* [DIRECTIVE]
Word for word, transcribe the lines below and drop the pictures.

[START DATASET]

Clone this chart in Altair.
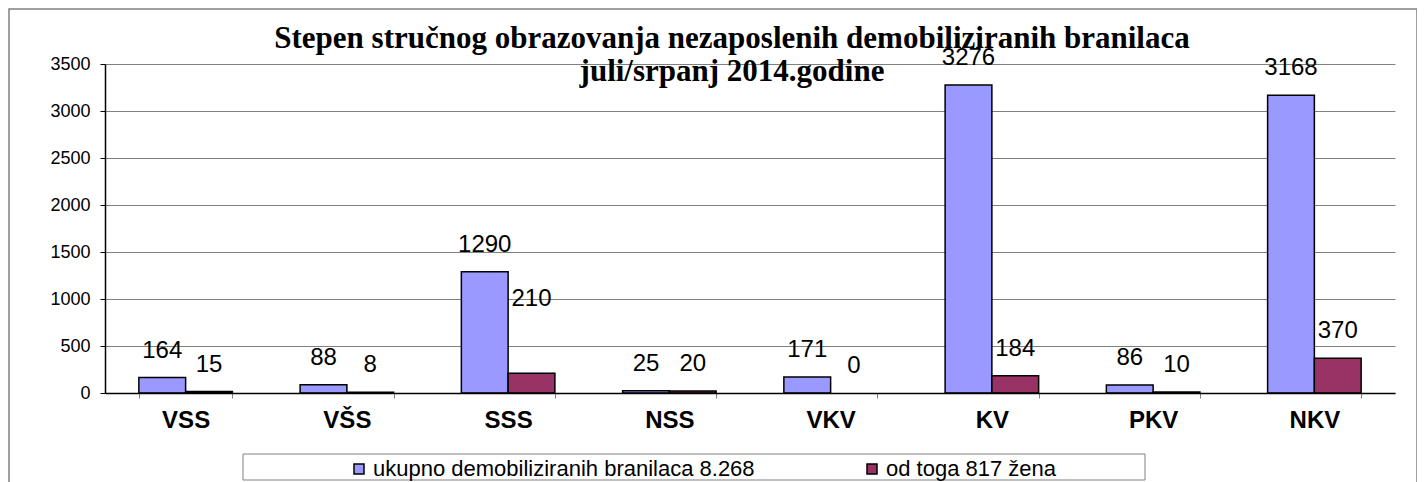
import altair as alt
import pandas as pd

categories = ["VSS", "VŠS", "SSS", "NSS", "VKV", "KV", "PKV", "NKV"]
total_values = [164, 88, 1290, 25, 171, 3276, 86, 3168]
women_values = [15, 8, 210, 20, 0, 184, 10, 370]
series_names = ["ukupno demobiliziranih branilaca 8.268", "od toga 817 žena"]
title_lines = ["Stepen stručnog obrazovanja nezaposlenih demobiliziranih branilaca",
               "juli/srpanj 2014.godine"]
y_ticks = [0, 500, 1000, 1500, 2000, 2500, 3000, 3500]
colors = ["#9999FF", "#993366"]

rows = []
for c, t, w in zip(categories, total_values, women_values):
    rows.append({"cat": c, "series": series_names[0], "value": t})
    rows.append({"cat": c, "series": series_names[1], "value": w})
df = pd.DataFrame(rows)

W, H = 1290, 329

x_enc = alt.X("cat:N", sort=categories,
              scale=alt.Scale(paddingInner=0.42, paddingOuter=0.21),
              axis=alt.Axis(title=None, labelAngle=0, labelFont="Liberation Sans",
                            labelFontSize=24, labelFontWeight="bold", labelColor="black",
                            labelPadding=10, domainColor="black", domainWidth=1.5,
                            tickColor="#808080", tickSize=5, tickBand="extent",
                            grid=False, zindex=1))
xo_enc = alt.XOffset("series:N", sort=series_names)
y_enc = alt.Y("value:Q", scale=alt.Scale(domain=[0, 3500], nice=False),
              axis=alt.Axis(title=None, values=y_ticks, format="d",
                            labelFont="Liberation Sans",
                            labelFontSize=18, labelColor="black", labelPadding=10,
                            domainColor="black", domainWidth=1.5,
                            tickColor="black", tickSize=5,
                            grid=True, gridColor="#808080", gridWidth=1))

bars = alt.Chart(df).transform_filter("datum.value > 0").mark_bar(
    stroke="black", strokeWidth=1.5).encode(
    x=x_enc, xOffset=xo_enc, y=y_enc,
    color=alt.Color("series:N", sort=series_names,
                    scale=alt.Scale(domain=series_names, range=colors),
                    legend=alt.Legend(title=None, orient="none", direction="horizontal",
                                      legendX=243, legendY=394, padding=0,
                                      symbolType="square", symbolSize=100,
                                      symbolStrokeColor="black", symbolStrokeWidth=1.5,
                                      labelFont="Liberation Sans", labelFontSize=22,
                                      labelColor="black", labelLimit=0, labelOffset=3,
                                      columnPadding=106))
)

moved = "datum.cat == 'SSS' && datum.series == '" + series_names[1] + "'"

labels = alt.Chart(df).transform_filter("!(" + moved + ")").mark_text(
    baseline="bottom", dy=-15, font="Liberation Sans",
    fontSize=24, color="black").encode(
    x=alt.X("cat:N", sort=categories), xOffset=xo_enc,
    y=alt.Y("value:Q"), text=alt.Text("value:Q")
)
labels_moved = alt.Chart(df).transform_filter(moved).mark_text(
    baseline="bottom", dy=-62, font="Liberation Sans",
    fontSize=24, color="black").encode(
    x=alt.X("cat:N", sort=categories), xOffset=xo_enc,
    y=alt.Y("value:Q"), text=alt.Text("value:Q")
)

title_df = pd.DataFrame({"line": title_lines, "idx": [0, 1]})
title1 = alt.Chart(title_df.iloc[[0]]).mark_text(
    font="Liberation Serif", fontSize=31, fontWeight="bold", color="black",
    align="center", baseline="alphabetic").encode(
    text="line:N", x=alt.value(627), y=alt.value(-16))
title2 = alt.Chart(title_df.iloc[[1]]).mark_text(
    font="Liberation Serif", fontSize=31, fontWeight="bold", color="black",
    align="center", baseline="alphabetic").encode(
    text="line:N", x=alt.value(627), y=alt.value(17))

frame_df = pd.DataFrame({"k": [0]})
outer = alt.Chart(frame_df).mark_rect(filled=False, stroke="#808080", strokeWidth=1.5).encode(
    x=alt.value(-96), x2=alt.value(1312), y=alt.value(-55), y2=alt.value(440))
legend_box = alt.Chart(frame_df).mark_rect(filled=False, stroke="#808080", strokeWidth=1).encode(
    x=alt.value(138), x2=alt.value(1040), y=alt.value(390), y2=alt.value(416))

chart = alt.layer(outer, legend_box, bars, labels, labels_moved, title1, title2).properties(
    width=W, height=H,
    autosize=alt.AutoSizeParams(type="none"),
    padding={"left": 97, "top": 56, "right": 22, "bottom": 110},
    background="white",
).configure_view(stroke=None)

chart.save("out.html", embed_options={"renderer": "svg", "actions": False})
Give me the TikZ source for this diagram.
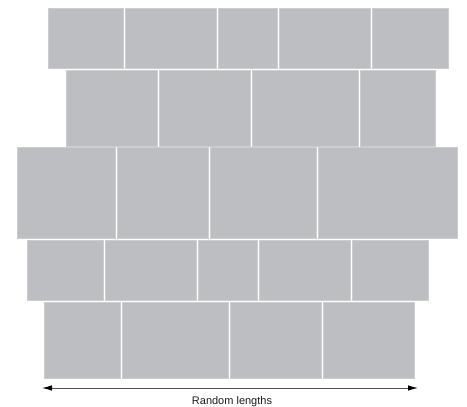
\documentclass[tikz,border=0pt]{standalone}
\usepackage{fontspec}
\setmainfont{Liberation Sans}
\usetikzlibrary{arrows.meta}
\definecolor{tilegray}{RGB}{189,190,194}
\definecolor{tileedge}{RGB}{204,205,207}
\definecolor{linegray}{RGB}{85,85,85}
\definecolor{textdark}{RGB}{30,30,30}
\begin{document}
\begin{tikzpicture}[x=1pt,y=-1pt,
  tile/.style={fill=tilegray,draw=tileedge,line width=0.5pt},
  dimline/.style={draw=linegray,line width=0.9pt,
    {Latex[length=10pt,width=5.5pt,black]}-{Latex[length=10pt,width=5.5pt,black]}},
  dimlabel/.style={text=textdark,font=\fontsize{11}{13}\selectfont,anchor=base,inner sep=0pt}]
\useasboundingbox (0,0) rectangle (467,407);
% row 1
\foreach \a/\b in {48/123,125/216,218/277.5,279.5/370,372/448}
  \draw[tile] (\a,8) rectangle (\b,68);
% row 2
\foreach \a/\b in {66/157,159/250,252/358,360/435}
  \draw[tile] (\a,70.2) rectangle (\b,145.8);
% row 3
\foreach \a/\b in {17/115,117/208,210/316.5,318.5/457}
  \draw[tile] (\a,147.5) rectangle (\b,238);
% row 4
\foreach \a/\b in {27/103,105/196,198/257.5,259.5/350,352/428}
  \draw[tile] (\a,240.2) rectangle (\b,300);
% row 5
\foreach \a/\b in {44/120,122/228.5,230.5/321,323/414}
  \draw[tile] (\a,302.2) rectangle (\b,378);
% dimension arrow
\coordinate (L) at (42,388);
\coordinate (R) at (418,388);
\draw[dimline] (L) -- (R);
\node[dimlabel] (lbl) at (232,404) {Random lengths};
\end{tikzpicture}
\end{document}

[END DATASET]

* [TASK OUTPUT]
Clone this chart in Altair.
import altair as alt
import pandas as pd

categories = ["VSS", "VŠS", "SSS", "NSS", "VKV", "KV", "PKV", "NKV"]
total_values = [164, 88, 1290, 25, 171, 3276, 86, 3168]
women_values = [15, 8, 210, 20, 0, 184, 10, 370]
series_names = ["ukupno demobiliziranih branilaca 8.268", "od toga 817 žena"]
title_lines = ["Stepen stručnog obrazovanja nezaposlenih demobiliziranih branilaca",
               "juli/srpanj 2014.godine"]
y_ticks = [0, 500, 1000, 1500, 2000, 2500, 3000, 3500]
colors = ["#9999FF", "#993366"]

rows = []
for c, t, w in zip(categories, total_values, women_values):
    rows.append({"cat": c, "series": series_names[0], "value": t})
    rows.append({"cat": c, "series": series_names[1], "value": w})
df = pd.DataFrame(rows)

W, H = 1290, 329

x_enc = alt.X("cat:N", sort=categories,
              scale=alt.Scale(paddingInner=0.42, paddingOuter=0.21),
              axis=alt.Axis(title=None, labelAngle=0, labelFont="Liberation Sans",
                            labelFontSize=24, labelFontWeight="bold", labelColor="black",
                            labelPadding=10, domainColor="black", domainWidth=1.5,
                            tickColor="#808080", tickSize=5, tickBand="extent",
                            grid=False, zindex=1))
xo_enc = alt.XOffset("series:N", sort=series_names)
y_enc = alt.Y("value:Q", scale=alt.Scale(domain=[0, 3500], nice=False),
              axis=alt.Axis(title=None, values=y_ticks, format="d",
                            labelFont="Liberation Sans",
                            labelFontSize=18, labelColor="black", labelPadding=10,
                            domainColor="black", domainWidth=1.5,
                            tickColor="black", tickSize=5,
                            grid=True, gridColor="#808080", gridWidth=1))

bars = alt.Chart(df).transform_filter("datum.value > 0").mark_bar(
    stroke="black", strokeWidth=1.5).encode(
    x=x_enc, xOffset=xo_enc, y=y_enc,
    color=alt.Color("series:N", sort=series_names,
                    scale=alt.Scale(domain=series_names, range=colors),
                    legend=alt.Legend(title=None, orient="none", direction="horizontal",
                                      legendX=243, legendY=394, padding=0,
                                      symbolType="square", symbolSize=100,
                                      symbolStrokeColor="black", symbolStrokeWidth=1.5,
                                      labelFont="Liberation Sans", labelFontSize=22,
                                      labelColor="black", labelLimit=0, labelOffset=3,
                                      columnPadding=106))
)

moved = "datum.cat == 'SSS' && datum.series == '" + series_names[1] + "'"

labels = alt.Chart(df).transform_filter("!(" + moved + ")").mark_text(
    baseline="bottom", dy=-15, font="Liberation Sans",
    fontSize=24, color="black").encode(
    x=alt.X("cat:N", sort=categories), xOffset=xo_enc,
    y=alt.Y("value:Q"), text=alt.Text("value:Q")
)
labels_moved = alt.Chart(df).transform_filter(moved).mark_text(
    baseline="bottom", dy=-62, font="Liberation Sans",
    fontSize=24, color="black").encode(
    x=alt.X("cat:N", sort=categories), xOffset=xo_enc,
    y=alt.Y("value:Q"), text=alt.Text("value:Q")
)

title_df = pd.DataFrame({"line": title_lines, "idx": [0, 1]})
title1 = alt.Chart(title_df.iloc[[0]]).mark_text(
    font="Liberation Serif", fontSize=31, fontWeight="bold", color="black",
    align="center", baseline="alphabetic").encode(
    text="line:N", x=alt.value(627), y=alt.value(-16))
title2 = alt.Chart(title_df.iloc[[1]]).mark_text(
    font="Liberation Serif", fontSize=31, fontWeight="bold", color="black",
    align="center", baseline="alphabetic").encode(
    text="line:N", x=alt.value(627), y=alt.value(17))

frame_df = pd.DataFrame({"k": [0]})
outer = alt.Chart(frame_df).mark_rect(filled=False, stroke="#808080", strokeWidth=1.5).encode(
    x=alt.value(-96), x2=alt.value(1312), y=alt.value(-55), y2=alt.value(440))
legend_box = alt.Chart(frame_df).mark_rect(filled=False, stroke="#808080", strokeWidth=1).encode(
    x=alt.value(138), x2=alt.value(1040), y=alt.value(390), y2=alt.value(416))

chart = alt.layer(outer, legend_box, bars, labels, labels_moved, title1, title2).properties(
    width=W, height=H,
    autosize=alt.AutoSizeParams(type="none"),
    padding={"left": 97, "top": 56, "right": 22, "bottom": 110},
    background="white",
).configure_view(stroke=None)

chart.save("out.html", embed_options={"renderer": "svg", "actions": False})
Give me the TikZ source for this diagram.
\documentclass[tikz,border=0pt]{standalone}
\usepackage{fontspec}
\setmainfont{Liberation Sans}
\usetikzlibrary{arrows.meta}
\definecolor{tilegray}{RGB}{189,190,194}
\definecolor{tileedge}{RGB}{204,205,207}
\definecolor{linegray}{RGB}{85,85,85}
\definecolor{textdark}{RGB}{30,30,30}
\begin{document}
\begin{tikzpicture}[x=1pt,y=-1pt,
  tile/.style={fill=tilegray,draw=tileedge,line width=0.5pt},
  dimline/.style={draw=linegray,line width=0.9pt,
    {Latex[length=10pt,width=5.5pt,black]}-{Latex[length=10pt,width=5.5pt,black]}},
  dimlabel/.style={text=textdark,font=\fontsize{11}{13}\selectfont,anchor=base,inner sep=0pt}]
\useasboundingbox (0,0) rectangle (467,407);
% row 1
\foreach \a/\b in {48/123,125/216,218/277.5,279.5/370,372/448}
  \draw[tile] (\a,8) rectangle (\b,68);
% row 2
\foreach \a/\b in {66/157,159/250,252/358,360/435}
  \draw[tile] (\a,70.2) rectangle (\b,145.8);
% row 3
\foreach \a/\b in {17/115,117/208,210/316.5,318.5/457}
  \draw[tile] (\a,147.5) rectangle (\b,238);
% row 4
\foreach \a/\b in {27/103,105/196,198/257.5,259.5/350,352/428}
  \draw[tile] (\a,240.2) rectangle (\b,300);
% row 5
\foreach \a/\b in {44/120,122/228.5,230.5/321,323/414}
  \draw[tile] (\a,302.2) rectangle (\b,378);
% dimension arrow
\coordinate (L) at (42,388);
\coordinate (R) at (418,388);
\draw[dimline] (L) -- (R);
\node[dimlabel] (lbl) at (232,404) {Random lengths};
\end{tikzpicture}
\end{document}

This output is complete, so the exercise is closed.